A backstop is a last-resort support arrangement designed to cover a shortfall when the primary source of funding or liquidity fails. In traditional finance, it often functions like insurance, ensuring an offering or obligation can still be completed even if expected demand or resources do not materialize. In crypto, the idea is similar, a backstop is a mechanism that helps prevent a system from breaking when conditions deteriorate.
How backstops work in finance and token offerings
In securities markets, a backstop commonly appears in share or bond offerings. If investors do not subscribe to the full amount, a backstop party agrees in advance to purchase the remaining portion, ensuring the issuer receives the intended proceeds. Crypto projects can use comparable structures during token sales, treasury raises, or recapitalizations, where a strategic investor, market maker, or consortium commits capital if participation falls short. This commitment can improve confidence because participants know there is a credible buyer of last resort.

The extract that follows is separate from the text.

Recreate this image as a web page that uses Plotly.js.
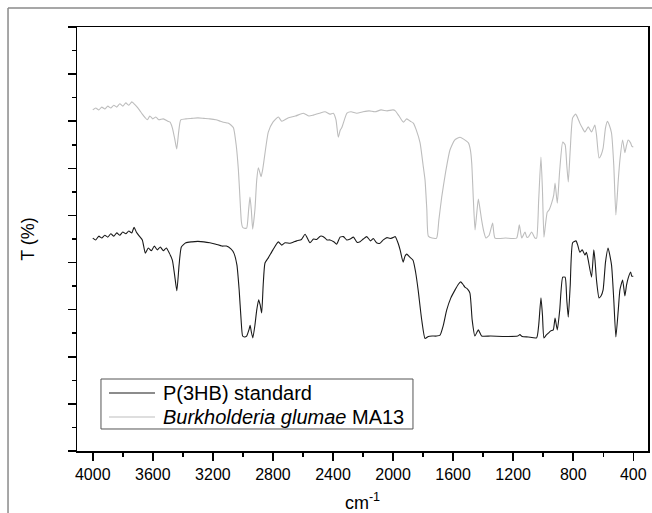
<!DOCTYPE html>
<html>
<head>
<meta charset="utf-8">
<script src="https://cdn.plot.ly/plotly-3.0.1.min.js"></script>
<style>html,body{margin:0;padding:0;background:#fff;}#chart{width:652px;height:513px;}</style>
</head>
<body>
<div id="chart"></div>
<script>
// P(3HB) standard
const wnP3HB = [4000,3980,3960,3940,3920,3900,3880,3860,3840,3820,3800,3780,3760,3740,3725,3710,3690,3670,3650,3630,3610,3590,3570,3550,3530,3510,3490,3470,3455,3440,3425,3410,3380,3340,3300,3260,3220,3180,3140,3110,3080,3060,3040,3025,3012,3002,2990,2975,2960,2952,2944,2934,2920,2908,2895,2885,2875,2865,2853,2831,2800,2764,2741,2720,2686,2660,2642,2610,2586,2553,2530,2509,2485,2464,2440,2420,2395,2376,2353,2330,2309,2285,2264,2240,2220,2198,2175,2150,2131,2110,2087,2065,2040,2020,2000,1985,1965,1953,1933,1920,1909,1890,1867,1850,1833,1809,1787,1765,1740,1710,1687,1665,1643,1615,1587,1565,1550,1535,1522,1505,1488,1473,1455,1432,1410,1350,1250,1170,1155,1140,1100,1044,1030,1015,1005,995,980,966,950,933,921,906,890,870,854,843,833,820,804,782,770,756,740,722,712,700,678,663,655,645,628,615,601,585,568,545,530,516,500,489,471,456,445,434,418,410,400];
const tP3HB = [45.2,44.8,45.6,45.2,45.8,45.4,46.1,45.6,46.3,45.8,46.5,46.1,46.7,46.3,47.5,46.5,45.6,44.8,42.0,43.1,42.5,43.5,42.7,43.3,42.5,43.1,42.0,40.5,37.4,34.0,39.5,43.3,44.2,44.4,44.5,44.4,44.2,43.9,43.5,43.5,42.9,42.0,39.5,34.2,27.8,24.4,24.2,24.4,25.7,26.7,25.3,24.0,26.7,29.9,32.1,31.0,29.3,35.2,39.9,41.0,42.7,44.4,43.7,44.2,44.1,44.4,44.6,44.9,46.0,44.2,45.0,44.9,45.6,45.5,44.8,44.8,44.4,43.9,45.4,45.5,44.8,45.0,45.4,44.3,44.4,45.0,45.5,44.6,45.1,44.2,44.1,44.8,45.3,45.1,45.3,45.5,44.0,42.7,40.1,41.4,41.8,41.2,40.5,38.0,34.2,27.8,23.9,24.3,24.4,24.4,24.6,26.7,29.9,32.5,34.2,35.4,35.9,35.4,34.8,34.4,33.5,27.8,24.4,25.7,24.4,24.4,24.3,24.4,24.7,24.3,24.2,24.0,26.7,32.5,28.9,24.0,24.6,25.0,25.5,25.7,28.2,25.7,29.9,36.9,36.9,32.1,28.4,35.2,44.2,44.6,43.7,42.2,42.7,41.6,42.2,40.5,36.9,42.7,40.5,36.3,32.5,32.9,34.2,40.1,43.1,39.5,32.1,24.2,29.9,34.2,36.3,32.9,35.2,36.7,38.0,37.1,37.1];

// Burkholderia glumae MA13
const wnBG = [4000,3980,3960,3940,3920,3900,3880,3860,3840,3820,3800,3780,3760,3740,3725,3710,3690,3670,3650,3636,3620,3600,3580,3560,3530,3500,3485,3470,3455,3441,3428,3414,3380,3340,3300,3260,3220,3180,3150,3130,3100,3080,3063,3045,3030,3019,3010,3002,2990,2975,2962,2953,2944,2935,2920,2908,2897,2888,2879,2869,2859,2845,2831,2800,2764,2741,2700,2650,2597,2560,2531,2490,2453,2420,2398,2380,2365,2352,2342,2320,2307,2280,2242,2200,2160,2120,2080,2040,2000,1985,1960,1931,1909,1885,1865,1845,1820,1800,1787,1775,1765,1740,1710,1695,1676,1650,1621,1590,1554,1530,1498,1485,1476,1465,1454,1443,1432,1420,1410,1395,1381,1360,1337,1321,1250,1177,1159,1143,1121,1110,1099,1077,1055,1044,1030,1015,1005,995,985,973,960,944,930,921,906,890,870,854,843,833,820,804,784,770,756,740,722,700,678,656,645,628,615,601,585,572,560,545,530,516,500,489,471,456,445,434,418,410,400];
const tBG = [72.4,72.8,72.4,73.0,72.6,73.2,72.8,73.4,73.0,73.7,73.2,73.9,73.4,74.1,73.7,73.2,72.4,71.5,70.7,70.3,71.1,70.5,70.9,70.3,70.5,70.0,69.8,68.6,66.4,64.1,67.7,70.3,70.5,70.6,70.7,70.6,70.5,70.3,70.0,69.8,69.6,69.2,68.6,65.0,59.6,53.3,48.6,47.5,47.3,47.3,51.2,53.9,51.2,47.1,51.2,57.5,60.1,59.2,58.2,59.6,61.8,65.0,67.7,69.8,70.9,70.0,70.7,71.1,71.7,71.1,71.3,71.7,72.0,71.5,71.7,70.3,66.6,68.1,68.6,70.7,71.7,72.0,71.7,72.0,72.2,72.0,72.4,72.2,72.4,72.2,71.1,69.8,70.5,70.0,69.6,68.1,65.4,60.7,57.5,51.2,45.6,45.2,45.2,49.0,53.9,59.2,63.9,66.0,66.6,66.2,65.4,63.9,61.1,53.3,46.9,50.3,53.5,51.2,49.0,46.5,45.2,45.8,48.4,45.2,45.2,45.2,48.0,45.2,46.5,45.4,45.4,46.5,45.2,45.2,53.3,62.4,55.4,45.4,48.0,50.7,51.2,52.6,54.3,56.9,52.6,59.6,65.6,65.0,60.7,57.1,63.9,70.7,71.5,70.7,69.6,68.6,67.7,68.8,67.7,69.2,67.1,62.2,62.8,64.3,68.6,70.0,69.2,67.5,60.7,50.1,57.5,61.8,66.0,63.3,64.9,66.0,65.4,64.7,64.5];

const names = ['P(3HB) standard', '<i>Burkholderia glumae</i> MA13'];
const colors = ['#1a1a1a', '#bdbdbd'];
const xTicks = [4000,3600,3200,2800,2400,2000,1600,1200,800,400];

const FONT = 'Liberation Sans, Arial, sans-serif';

const traces = [
  {x: wnP3HB, y: tP3HB, name: names[0], type: 'scatter', mode: 'lines',
   line: {color: colors[0], width: 1.1, shape: 'spline', smoothing: 0.5}},
  {x: wnBG, y: tBG, name: names[1], type: 'scatter', mode: 'lines',
   line: {color: colors[1], width: 1.1, shape: 'spline', smoothing: 0.5}}
];

// legend drawn as a framed box (paper coordinates)
const legBox = {x0: 0.042, x1: 0.5884, y0: 0.0519, y1: 0.1698};
const legRowsY = [0.1368, 0.0802];
const legLineX = [0.056, 0.1366];
const legTextX = 0.1471;

const shapes = [
  {type: 'line', xref: 'paper', yref: 'paper', x0: -0.1208, x1: 1.01, y0: 1.0448, y1: 1.0448,
   line: {color: '#8a8a8a', width: 1.5}},
  {type: 'line', xref: 'paper', yref: 'paper', x0: -0.1208, x1: -0.1208, y0: 1.0448, y1: -0.15,
   line: {color: '#8a8a8a', width: 1.5}},
  {type: 'rect', xref: 'paper', yref: 'paper', x0: legBox.x0, x1: legBox.x1, y0: legBox.y0, y1: legBox.y1,
   line: {color: '#555', width: 1}, fillcolor: '#fff', layer: 'above'}
];
const annotations = [];
names.forEach((n, i) => {
  shapes.push({type: 'line', xref: 'paper', yref: 'paper', x0: legLineX[0], x1: legLineX[1],
               y0: legRowsY[i], y1: legRowsY[i], line: {color: colors[i], width: 1.1}, layer: 'above'});
  annotations.push({xref: 'paper', yref: 'paper', x: legTextX, y: legRowsY[i], xanchor: 'left', yanchor: 'middle',
                    text: n, showarrow: false, font: {family: FONT, size: 20, color: '#000'}});
});

const layout = {
  width: 652, height: 513,
  margin: {l: 77, r: 4, t: 27, b: 62},
  paper_bgcolor: '#fff', plot_bgcolor: '#fff',
  font: {family: FONT, color: '#000'},
  showlegend: false,
  xaxis: {
    range: [4105, 302], tickvals: xTicks, ticktext: xTicks.map(String),
    ticks: 'outside', ticklen: 8, tickwidth: 1.5, tickcolor: '#000',
    minor: {dtick: 200, tick0: 0, ticks: 'outside', ticklen: 4, tickwidth: 1.5, tickcolor: '#000'},
    showline: true, linecolor: '#000', linewidth: 1.5, mirror: true,
    showgrid: false, zeroline: false,
    tickfont: {family: FONT, size: 16, color: '#000'},
    title: {text: 'cm<sup>-1</sup>', font: {family: FONT, size: 18, color: '#000'}, standoff: 18}
  },
  yaxis: {
    range: [0, 90], dtick: 10, tick0: 0, showticklabels: false,
    ticks: 'outside', ticklen: 8, tickwidth: 1.5, tickcolor: '#000',
    minor: {dtick: 5, tick0: 0, ticks: 'outside', ticklen: 4, tickwidth: 1.5, tickcolor: '#000'},
    showline: true, linecolor: '#000', linewidth: 1.5, mirror: true,
    showgrid: false, zeroline: false,
    title: {text: 'T (%)', font: {family: FONT, size: 18, color: '#000'}, standoff: 28}
  },
  shapes: shapes,
  annotations: annotations
};

Plotly.newPlot('chart', traces, layout, {displayModeBar: false, staticPlot: true});
</script>
</body>
</html>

Backstops in crypto trading, liquidations, and systemic risk
On exchanges and derivatives platforms, backstops are frequently tied to liquidation processes. When leveraged traders are liquidated, there can be moments when the market cannot absorb positions quickly enough without large losses. Some venues rely on backstop liquidity providers, entities that step in to take over losing positions or provide liquidity when normal order flow is insufficient. More broadly, industry and regulatory discussions sometimes describe “backstop measures” as buffers that reduce contagion risk, limiting how shocks in crypto markets might spread to other parts of the financial system.
Backstops matter because they reduce the chance that a temporary liquidity gap, weak demand, or disorderly liquidation turns into a broader failure, improving resilience and trust across the crypto ecosystem.